• [Given material]:
━━━

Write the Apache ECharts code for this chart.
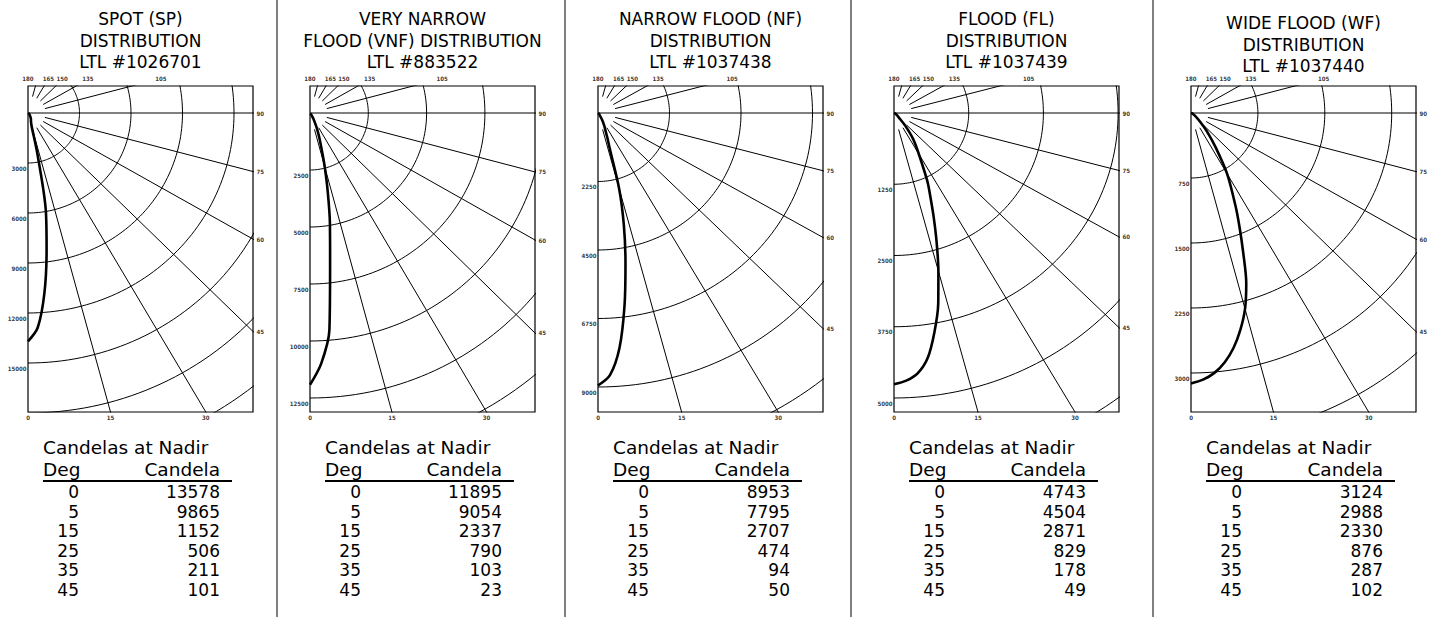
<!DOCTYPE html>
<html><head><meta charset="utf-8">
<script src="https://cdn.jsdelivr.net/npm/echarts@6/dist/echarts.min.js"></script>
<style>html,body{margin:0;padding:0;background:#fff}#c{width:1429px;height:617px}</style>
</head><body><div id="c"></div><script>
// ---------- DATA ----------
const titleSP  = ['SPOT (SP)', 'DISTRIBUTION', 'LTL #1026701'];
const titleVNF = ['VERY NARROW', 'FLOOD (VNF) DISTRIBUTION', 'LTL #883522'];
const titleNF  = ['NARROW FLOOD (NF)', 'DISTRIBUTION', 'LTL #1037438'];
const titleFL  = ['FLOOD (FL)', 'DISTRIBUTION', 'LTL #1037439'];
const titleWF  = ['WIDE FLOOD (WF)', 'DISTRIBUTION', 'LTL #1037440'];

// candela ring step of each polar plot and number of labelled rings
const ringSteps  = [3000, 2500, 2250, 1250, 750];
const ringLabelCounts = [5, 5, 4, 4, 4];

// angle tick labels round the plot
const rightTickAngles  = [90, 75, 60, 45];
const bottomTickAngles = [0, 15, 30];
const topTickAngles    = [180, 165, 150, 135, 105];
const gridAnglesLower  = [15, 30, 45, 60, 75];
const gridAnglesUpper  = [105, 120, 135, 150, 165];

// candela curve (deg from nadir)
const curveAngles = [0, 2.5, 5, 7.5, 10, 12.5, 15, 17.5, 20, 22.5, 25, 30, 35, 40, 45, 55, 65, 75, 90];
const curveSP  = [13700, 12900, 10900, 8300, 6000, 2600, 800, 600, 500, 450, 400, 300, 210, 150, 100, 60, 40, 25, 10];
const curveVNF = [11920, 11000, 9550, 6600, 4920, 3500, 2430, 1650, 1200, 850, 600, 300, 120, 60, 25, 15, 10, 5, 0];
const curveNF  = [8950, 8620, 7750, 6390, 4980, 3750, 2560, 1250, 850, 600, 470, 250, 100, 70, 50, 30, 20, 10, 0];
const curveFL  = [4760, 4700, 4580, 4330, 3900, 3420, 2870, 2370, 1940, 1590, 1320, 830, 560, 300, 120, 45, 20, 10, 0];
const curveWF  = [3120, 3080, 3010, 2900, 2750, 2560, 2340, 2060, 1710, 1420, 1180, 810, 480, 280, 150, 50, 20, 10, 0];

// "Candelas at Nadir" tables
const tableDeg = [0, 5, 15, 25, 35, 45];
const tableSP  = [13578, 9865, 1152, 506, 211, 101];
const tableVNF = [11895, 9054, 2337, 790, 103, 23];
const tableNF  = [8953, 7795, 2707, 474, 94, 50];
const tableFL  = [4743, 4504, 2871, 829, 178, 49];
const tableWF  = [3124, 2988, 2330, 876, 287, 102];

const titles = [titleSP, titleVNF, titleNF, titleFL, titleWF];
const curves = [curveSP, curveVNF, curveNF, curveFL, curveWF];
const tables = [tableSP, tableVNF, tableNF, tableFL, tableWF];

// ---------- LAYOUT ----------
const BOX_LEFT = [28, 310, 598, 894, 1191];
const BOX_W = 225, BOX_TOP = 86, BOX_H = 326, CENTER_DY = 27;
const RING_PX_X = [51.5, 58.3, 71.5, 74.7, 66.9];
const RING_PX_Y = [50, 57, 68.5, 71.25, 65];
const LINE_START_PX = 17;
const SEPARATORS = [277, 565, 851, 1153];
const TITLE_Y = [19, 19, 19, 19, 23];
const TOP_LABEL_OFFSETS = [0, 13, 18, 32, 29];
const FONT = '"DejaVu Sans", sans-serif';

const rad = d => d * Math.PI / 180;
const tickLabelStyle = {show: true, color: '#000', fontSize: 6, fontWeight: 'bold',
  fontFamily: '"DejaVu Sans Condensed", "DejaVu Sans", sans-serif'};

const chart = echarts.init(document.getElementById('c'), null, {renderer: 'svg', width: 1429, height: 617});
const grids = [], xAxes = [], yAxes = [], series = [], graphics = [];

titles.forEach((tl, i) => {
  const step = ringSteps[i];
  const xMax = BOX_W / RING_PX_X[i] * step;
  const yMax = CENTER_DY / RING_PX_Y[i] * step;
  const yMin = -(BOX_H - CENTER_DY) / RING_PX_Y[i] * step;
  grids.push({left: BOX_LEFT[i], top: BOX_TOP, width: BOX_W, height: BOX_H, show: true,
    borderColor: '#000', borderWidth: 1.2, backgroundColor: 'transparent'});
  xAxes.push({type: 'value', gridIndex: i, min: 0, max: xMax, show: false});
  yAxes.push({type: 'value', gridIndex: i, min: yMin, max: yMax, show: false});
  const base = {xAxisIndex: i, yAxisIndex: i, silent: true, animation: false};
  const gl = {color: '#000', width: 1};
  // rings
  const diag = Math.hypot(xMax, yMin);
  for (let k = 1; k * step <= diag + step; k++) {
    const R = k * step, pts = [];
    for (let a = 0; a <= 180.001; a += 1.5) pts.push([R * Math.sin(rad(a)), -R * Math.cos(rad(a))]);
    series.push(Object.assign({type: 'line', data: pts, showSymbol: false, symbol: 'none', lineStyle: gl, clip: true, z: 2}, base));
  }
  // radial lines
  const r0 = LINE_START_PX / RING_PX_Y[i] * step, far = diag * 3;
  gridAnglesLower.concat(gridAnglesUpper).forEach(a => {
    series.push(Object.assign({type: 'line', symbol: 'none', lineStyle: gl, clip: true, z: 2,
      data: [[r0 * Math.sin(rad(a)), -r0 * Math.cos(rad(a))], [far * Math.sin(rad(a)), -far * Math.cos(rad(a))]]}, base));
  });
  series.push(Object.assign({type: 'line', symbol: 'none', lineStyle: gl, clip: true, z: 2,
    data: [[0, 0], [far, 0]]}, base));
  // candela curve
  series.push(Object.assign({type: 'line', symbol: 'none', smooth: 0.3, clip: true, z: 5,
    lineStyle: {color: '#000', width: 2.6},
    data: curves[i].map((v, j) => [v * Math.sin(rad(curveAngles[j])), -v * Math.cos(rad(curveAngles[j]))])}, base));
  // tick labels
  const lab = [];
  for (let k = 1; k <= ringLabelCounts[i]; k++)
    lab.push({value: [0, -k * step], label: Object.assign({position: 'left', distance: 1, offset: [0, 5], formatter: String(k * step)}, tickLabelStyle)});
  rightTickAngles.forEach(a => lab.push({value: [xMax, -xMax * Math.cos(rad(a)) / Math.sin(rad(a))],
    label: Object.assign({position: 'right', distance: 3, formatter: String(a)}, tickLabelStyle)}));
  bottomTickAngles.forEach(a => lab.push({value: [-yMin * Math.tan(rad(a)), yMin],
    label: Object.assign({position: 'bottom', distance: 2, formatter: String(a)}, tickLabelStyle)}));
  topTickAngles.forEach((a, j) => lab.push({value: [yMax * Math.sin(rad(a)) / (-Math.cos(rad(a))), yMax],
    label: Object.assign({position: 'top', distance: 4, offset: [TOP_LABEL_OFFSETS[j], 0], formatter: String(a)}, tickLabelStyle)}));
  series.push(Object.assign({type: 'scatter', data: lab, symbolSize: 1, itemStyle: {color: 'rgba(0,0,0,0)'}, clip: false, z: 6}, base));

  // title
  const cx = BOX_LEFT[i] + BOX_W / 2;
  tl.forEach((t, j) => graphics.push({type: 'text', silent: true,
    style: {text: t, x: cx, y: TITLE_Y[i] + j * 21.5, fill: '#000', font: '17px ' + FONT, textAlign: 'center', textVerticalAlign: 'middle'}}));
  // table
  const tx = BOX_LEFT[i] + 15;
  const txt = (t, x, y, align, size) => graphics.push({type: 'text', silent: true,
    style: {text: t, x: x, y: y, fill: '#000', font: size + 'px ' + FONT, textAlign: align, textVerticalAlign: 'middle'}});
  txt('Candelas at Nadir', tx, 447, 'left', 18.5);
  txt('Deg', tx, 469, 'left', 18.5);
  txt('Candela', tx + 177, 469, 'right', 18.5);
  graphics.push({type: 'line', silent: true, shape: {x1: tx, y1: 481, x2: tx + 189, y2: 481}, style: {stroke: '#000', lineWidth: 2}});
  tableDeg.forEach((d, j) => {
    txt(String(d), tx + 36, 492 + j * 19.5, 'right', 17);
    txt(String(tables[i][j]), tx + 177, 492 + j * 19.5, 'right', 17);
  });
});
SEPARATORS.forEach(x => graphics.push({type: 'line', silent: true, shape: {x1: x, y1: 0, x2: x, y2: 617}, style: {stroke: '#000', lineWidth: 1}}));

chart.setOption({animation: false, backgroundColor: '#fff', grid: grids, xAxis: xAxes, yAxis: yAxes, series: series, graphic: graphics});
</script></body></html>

━━━

• [Exercise]:
Skip every picture and return the lines above from the top through the one that contains "876, 287, 102];".

• [Full solution]:
Write the Apache ECharts code for this chart.
<!DOCTYPE html>
<html><head><meta charset="utf-8">
<script src="https://cdn.jsdelivr.net/npm/echarts@6/dist/echarts.min.js"></script>
<style>html,body{margin:0;padding:0;background:#fff}#c{width:1429px;height:617px}</style>
</head><body><div id="c"></div><script>
// ---------- DATA ----------
const titleSP  = ['SPOT (SP)', 'DISTRIBUTION', 'LTL #1026701'];
const titleVNF = ['VERY NARROW', 'FLOOD (VNF) DISTRIBUTION', 'LTL #883522'];
const titleNF  = ['NARROW FLOOD (NF)', 'DISTRIBUTION', 'LTL #1037438'];
const titleFL  = ['FLOOD (FL)', 'DISTRIBUTION', 'LTL #1037439'];
const titleWF  = ['WIDE FLOOD (WF)', 'DISTRIBUTION', 'LTL #1037440'];

// candela ring step of each polar plot and number of labelled rings
const ringSteps  = [3000, 2500, 2250, 1250, 750];
const ringLabelCounts = [5, 5, 4, 4, 4];

// angle tick labels round the plot
const rightTickAngles  = [90, 75, 60, 45];
const bottomTickAngles = [0, 15, 30];
const topTickAngles    = [180, 165, 150, 135, 105];
const gridAnglesLower  = [15, 30, 45, 60, 75];
const gridAnglesUpper  = [105, 120, 135, 150, 165];

// candela curve (deg from nadir)
const curveAngles = [0, 2.5, 5, 7.5, 10, 12.5, 15, 17.5, 20, 22.5, 25, 30, 35, 40, 45, 55, 65, 75, 90];
const curveSP  = [13700, 12900, 10900, 8300, 6000, 2600, 800, 600, 500, 450, 400, 300, 210, 150, 100, 60, 40, 25, 10];
const curveVNF = [11920, 11000, 9550, 6600, 4920, 3500, 2430, 1650, 1200, 850, 600, 300, 120, 60, 25, 15, 10, 5, 0];
const curveNF  = [8950, 8620, 7750, 6390, 4980, 3750, 2560, 1250, 850, 600, 470, 250, 100, 70, 50, 30, 20, 10, 0];
const curveFL  = [4760, 4700, 4580, 4330, 3900, 3420, 2870, 2370, 1940, 1590, 1320, 830, 560, 300, 120, 45, 20, 10, 0];
const curveWF  = [3120, 3080, 3010, 2900, 2750, 2560, 2340, 2060, 1710, 1420, 1180, 810, 480, 280, 150, 50, 20, 10, 0];

// "Candelas at Nadir" tables
const tableDeg = [0, 5, 15, 25, 35, 45];
const tableSP  = [13578, 9865, 1152, 506, 211, 101];
const tableVNF = [11895, 9054, 2337, 790, 103, 23];
const tableNF  = [8953, 7795, 2707, 474, 94, 50];
const tableFL  = [4743, 4504, 2871, 829, 178, 49];
const tableWF  = [3124, 2988, 2330, 876, 287, 102];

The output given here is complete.